# WRITTEN PROBLEM
Produce an exact copy of the lines below that run from the line containing "Recreate this image" to the line containing "35, 32, 30]", inclusive; any picture is omitted.
**********
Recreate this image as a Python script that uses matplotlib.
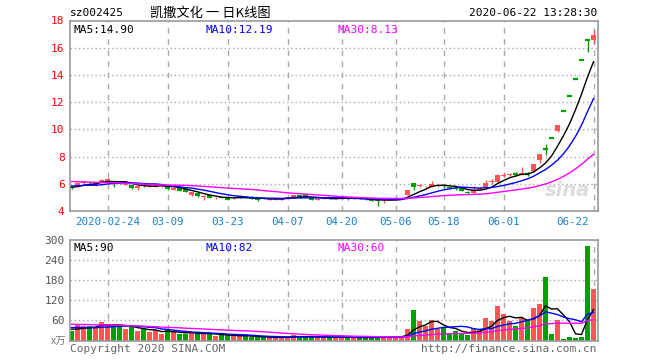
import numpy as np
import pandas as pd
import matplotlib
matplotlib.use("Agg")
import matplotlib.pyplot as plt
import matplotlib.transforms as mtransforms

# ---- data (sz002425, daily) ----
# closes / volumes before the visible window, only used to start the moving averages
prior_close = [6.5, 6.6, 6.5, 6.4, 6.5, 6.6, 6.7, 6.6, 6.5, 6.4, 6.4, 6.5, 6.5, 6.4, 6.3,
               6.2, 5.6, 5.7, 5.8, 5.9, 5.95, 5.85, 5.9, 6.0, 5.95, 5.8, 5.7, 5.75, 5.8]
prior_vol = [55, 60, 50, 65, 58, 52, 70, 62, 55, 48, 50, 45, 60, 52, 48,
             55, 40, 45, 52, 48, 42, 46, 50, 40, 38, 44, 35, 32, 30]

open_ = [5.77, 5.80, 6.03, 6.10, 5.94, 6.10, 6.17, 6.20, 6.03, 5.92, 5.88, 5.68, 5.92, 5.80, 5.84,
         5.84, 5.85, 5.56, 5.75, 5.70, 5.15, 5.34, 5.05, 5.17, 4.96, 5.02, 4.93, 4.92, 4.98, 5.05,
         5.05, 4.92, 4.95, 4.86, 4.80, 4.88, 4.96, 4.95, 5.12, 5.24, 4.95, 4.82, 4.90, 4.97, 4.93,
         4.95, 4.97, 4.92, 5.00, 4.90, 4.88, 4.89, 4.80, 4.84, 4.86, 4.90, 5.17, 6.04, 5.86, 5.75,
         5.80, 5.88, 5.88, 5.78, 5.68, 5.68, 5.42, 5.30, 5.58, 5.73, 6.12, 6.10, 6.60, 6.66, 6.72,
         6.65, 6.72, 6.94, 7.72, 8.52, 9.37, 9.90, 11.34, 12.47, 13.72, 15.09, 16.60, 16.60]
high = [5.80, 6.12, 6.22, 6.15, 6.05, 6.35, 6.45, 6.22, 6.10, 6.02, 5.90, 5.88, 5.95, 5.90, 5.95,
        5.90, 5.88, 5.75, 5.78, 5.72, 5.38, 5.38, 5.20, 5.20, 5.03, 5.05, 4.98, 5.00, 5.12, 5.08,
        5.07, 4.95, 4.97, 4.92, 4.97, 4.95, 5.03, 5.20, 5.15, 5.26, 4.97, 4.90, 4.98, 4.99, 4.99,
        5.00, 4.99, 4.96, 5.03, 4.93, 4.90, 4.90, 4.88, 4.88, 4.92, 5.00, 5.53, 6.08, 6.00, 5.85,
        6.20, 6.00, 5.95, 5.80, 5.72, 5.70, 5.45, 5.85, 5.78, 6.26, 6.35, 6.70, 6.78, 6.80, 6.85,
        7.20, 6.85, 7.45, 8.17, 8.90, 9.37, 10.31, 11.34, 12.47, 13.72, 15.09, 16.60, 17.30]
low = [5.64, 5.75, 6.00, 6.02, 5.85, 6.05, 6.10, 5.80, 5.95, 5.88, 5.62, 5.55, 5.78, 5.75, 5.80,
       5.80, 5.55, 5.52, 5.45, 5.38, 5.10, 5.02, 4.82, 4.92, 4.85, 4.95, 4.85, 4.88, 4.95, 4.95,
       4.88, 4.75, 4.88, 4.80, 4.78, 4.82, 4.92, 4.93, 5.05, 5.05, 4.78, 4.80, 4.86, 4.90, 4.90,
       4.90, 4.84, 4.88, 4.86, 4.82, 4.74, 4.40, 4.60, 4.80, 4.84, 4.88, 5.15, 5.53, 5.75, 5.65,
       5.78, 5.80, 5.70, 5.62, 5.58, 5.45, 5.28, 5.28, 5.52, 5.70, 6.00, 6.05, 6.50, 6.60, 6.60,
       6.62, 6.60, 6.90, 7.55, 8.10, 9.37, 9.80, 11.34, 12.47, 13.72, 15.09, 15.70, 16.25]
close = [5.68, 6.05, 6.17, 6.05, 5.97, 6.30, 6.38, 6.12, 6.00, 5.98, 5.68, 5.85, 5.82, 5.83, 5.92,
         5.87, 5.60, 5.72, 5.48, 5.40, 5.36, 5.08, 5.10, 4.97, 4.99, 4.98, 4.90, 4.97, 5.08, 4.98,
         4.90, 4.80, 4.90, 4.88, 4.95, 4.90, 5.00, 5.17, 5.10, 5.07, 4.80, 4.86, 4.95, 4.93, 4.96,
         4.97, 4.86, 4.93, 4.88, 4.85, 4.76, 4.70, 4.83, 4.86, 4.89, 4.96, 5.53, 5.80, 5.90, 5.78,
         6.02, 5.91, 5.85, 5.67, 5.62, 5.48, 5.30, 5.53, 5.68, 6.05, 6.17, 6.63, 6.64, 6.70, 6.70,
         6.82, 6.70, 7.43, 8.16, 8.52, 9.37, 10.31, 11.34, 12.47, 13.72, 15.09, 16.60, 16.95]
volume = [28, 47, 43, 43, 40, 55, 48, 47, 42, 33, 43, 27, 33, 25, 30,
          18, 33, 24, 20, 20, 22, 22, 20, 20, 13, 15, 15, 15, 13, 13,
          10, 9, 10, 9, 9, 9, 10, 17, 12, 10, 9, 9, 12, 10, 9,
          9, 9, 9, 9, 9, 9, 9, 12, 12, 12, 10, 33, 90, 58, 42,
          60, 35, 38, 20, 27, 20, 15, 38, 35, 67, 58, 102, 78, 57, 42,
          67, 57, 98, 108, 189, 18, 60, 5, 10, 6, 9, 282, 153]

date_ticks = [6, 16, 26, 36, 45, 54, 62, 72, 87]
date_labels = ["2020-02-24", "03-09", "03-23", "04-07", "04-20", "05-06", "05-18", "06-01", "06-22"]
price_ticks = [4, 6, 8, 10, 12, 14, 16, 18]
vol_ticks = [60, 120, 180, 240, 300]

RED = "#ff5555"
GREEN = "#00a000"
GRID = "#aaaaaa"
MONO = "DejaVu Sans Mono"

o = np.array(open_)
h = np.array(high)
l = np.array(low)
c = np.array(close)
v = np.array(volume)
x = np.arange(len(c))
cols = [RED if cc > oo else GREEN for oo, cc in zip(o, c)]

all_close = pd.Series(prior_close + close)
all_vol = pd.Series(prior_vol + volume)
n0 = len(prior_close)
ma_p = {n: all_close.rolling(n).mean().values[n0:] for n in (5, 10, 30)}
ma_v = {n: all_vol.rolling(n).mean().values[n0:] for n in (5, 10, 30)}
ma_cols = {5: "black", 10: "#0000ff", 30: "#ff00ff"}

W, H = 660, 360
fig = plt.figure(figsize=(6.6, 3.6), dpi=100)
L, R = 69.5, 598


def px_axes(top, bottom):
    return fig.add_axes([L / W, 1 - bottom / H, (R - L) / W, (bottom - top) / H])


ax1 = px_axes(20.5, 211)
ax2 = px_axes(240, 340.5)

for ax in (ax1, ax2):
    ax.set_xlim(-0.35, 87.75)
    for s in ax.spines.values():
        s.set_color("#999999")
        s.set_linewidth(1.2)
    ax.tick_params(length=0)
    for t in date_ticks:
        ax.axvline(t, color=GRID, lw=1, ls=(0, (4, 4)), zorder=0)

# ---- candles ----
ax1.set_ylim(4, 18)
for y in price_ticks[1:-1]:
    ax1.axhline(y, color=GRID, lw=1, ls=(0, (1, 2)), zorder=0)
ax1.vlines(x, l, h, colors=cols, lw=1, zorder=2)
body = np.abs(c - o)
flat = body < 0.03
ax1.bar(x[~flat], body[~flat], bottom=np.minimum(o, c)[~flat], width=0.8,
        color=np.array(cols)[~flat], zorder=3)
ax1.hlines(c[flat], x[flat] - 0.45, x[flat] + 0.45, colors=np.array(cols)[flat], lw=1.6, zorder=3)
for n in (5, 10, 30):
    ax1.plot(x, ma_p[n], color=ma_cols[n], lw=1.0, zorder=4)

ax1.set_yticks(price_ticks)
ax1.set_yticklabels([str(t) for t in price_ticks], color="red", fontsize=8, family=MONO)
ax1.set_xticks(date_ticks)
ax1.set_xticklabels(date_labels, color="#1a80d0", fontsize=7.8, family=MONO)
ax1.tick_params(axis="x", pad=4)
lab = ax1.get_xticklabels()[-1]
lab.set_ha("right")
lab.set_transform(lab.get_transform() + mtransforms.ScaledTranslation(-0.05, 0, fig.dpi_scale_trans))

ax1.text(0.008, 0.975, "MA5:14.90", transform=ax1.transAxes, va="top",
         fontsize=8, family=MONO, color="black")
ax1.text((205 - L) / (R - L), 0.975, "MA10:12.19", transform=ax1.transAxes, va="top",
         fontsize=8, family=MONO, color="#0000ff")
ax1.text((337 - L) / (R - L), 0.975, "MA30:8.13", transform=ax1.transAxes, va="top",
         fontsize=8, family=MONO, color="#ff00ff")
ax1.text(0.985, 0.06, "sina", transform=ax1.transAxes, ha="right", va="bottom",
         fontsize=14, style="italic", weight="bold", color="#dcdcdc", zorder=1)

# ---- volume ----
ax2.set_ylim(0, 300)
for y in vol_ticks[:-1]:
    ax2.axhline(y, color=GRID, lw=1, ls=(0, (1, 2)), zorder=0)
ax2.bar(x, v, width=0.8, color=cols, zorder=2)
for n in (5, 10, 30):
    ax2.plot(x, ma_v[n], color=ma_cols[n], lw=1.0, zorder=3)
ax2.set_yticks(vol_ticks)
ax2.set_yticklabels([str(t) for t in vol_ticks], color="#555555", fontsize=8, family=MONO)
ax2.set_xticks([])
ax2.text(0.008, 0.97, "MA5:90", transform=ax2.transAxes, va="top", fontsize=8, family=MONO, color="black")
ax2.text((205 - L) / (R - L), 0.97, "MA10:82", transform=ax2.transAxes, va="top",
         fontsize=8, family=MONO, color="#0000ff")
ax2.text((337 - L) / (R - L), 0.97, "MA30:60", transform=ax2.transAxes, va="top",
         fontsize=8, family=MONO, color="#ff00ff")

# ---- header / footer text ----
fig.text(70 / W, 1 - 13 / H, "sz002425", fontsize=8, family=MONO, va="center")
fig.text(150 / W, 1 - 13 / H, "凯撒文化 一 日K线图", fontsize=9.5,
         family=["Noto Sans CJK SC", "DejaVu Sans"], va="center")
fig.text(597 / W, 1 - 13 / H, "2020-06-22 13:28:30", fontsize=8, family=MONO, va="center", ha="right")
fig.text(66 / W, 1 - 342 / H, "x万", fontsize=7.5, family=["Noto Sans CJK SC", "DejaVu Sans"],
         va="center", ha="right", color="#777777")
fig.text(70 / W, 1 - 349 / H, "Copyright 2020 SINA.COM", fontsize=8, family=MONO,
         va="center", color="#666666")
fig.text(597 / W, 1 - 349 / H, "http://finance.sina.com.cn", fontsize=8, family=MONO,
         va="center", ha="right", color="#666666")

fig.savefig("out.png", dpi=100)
**********
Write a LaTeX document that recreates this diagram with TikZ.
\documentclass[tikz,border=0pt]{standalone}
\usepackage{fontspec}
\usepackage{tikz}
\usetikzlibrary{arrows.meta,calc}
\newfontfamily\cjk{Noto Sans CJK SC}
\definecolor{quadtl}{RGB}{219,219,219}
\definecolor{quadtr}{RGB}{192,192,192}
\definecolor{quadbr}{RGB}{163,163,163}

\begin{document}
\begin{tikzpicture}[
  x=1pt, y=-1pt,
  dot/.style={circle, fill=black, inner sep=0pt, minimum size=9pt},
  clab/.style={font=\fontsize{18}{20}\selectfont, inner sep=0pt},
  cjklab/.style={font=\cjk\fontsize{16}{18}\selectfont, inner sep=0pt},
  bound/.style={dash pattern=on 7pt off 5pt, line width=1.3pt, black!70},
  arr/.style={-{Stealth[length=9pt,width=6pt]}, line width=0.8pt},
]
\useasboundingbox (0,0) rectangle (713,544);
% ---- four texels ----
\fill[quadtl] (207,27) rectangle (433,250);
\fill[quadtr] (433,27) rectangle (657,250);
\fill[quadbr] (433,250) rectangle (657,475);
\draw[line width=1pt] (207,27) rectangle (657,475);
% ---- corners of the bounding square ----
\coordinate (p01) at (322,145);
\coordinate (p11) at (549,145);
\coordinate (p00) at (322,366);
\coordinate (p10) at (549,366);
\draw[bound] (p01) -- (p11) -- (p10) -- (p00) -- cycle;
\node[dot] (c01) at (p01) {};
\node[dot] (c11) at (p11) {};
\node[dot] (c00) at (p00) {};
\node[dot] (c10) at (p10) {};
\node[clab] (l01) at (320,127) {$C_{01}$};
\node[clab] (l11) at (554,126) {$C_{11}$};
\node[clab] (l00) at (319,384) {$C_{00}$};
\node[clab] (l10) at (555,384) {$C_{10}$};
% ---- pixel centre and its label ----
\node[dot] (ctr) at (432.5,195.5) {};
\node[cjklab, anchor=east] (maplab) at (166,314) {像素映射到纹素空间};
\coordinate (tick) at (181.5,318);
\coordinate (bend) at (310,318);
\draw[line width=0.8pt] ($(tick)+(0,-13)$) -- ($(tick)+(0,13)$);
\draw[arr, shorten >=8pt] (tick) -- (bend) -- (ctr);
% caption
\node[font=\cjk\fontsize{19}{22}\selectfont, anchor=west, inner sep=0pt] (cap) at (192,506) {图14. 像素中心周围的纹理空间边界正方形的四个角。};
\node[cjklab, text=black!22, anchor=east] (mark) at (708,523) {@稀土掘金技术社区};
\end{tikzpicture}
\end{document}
**********
# REPLY
Recreate this image as a Python script that uses matplotlib.
import numpy as np
import pandas as pd
import matplotlib
matplotlib.use("Agg")
import matplotlib.pyplot as plt
import matplotlib.transforms as mtransforms

# ---- data (sz002425, daily) ----
# closes / volumes before the visible window, only used to start the moving averages
prior_close = [6.5, 6.6, 6.5, 6.4, 6.5, 6.6, 6.7, 6.6, 6.5, 6.4, 6.4, 6.5, 6.5, 6.4, 6.3,
               6.2, 5.6, 5.7, 5.8, 5.9, 5.95, 5.85, 5.9, 6.0, 5.95, 5.8, 5.7, 5.75, 5.8]
prior_vol = [55, 60, 50, 65, 58, 52, 70, 62, 55, 48, 50, 45, 60, 52, 48,
             55, 40, 45, 52, 48, 42, 46, 50, 40, 38, 44, 35, 32, 30]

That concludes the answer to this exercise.